Updated: May 11, 2021 12:17:29 am
Delhi Police on Monday issued a look-out-circular (LoC) against businessman Navneet Kalra, accused of allegedly black marketing oxygen concentrators in the capital along with an international SIM company called Matrix Cellular Services Ltd.
Kalra owns three restaurants from where police recovered over 500 oxygen concentrators. The probe into the case has been transferred to the interstate cell of the Crime Branch.
During investigation, it was found that Matrix allegedly procured more than 7,000 machines from local vendors and Chinese companies and sold them at “exorbitant rates” to Covid patients and their families.
Police Saturday arrested the company’s CEO Gaurav Khanna and Vice President Gaurav Suri along with three other employees. The accused have been booked under sections related to cheating, Epidemic Diseases Act, and Essential Commodities Act.
Police claim Kalra, who is now absconding, worked with his friend Gagan Duggal, owner of Matrix Cellular Services, to sell the equipment. “We have sent our request to FRRO, asking them to open an LoC against him. We have already opened an LoC on Sunday night,” a senior police officer said.

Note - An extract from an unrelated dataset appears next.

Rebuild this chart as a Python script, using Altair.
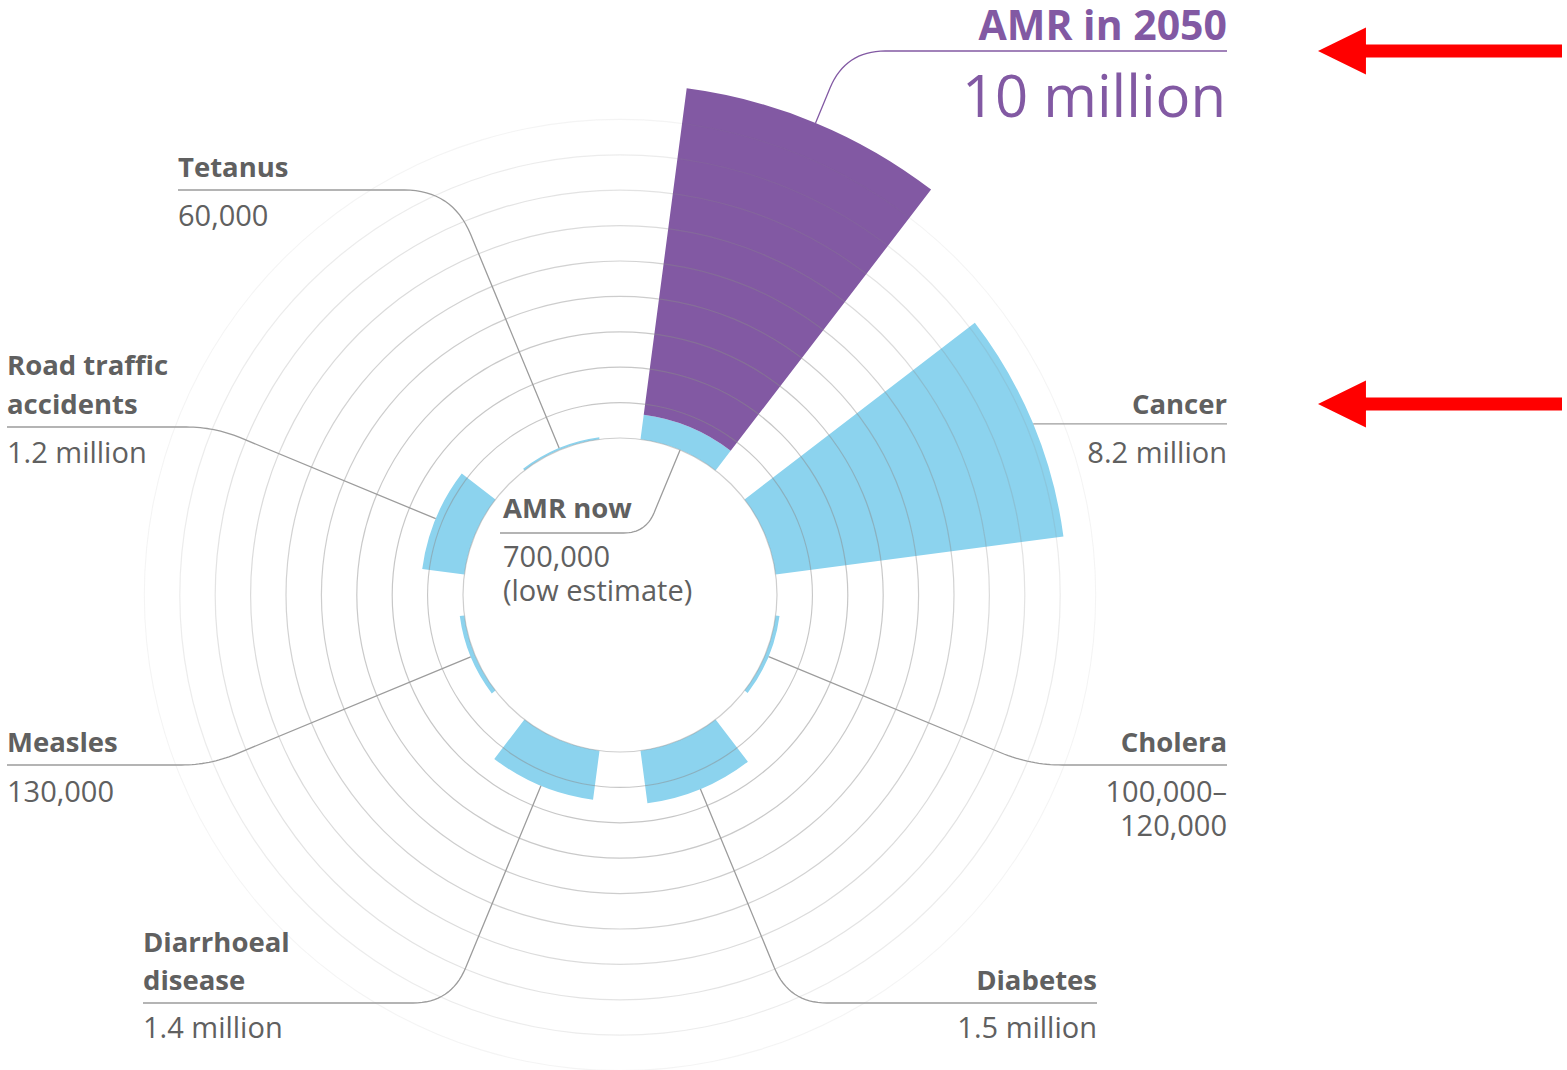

Raids are being conducted by police in several areas of South Delhi, and they are approaching Kalra’s contacts for clues.
Police on Friday had said the accused imported the equipment at a cost of Rs 16,000 to Rs 22,000 each and sold it for Rs 70,000.
Meanwhile, a Delhi court on Monday refused to grant a stay on coercive action against Kalra’s anticipatory bail application, which will now be heard on Tuesday. Additional Sessions Judge Sumit Dass was supposed to hear Kalra’s anticipatory bail plea, but the police asked for a
day’s time to file a reply in the matter.
Additional Public Prosecutor Atul Srivastava also told the court that the case may be heard in a different court since the investigation has been transferred to the crime branch. The court ordered the investigating officer of the case to be present in court on Tuesday along with a copy of the reply.
When the prosecutor asked the court whether there was any stay on coercive action against Kalra since his application will be taken up tomorrow, the court said it was not granting any relief.
Kalra in his anticipatory bail said “there has been no violation of Essential Commodities Act, 1955, Epidemic Diseases Act, 1897 nor has there been commission of any offence under the provisions of Indian Penal Code. “The Applicant or the Company has bought the machines through legal method i.e. by cheques and that there is no hoarding much less illegal hoarding of the machines,” his application read.
The court was also told that “applicant also requested M/s Matrix Cellular (International) Services Ltd. to supply them some concentrators so that the applicant can also be involved in wide-spread distribution of the same in order to save lives amidst the pandemic. All sales were only being made through bank transfers.”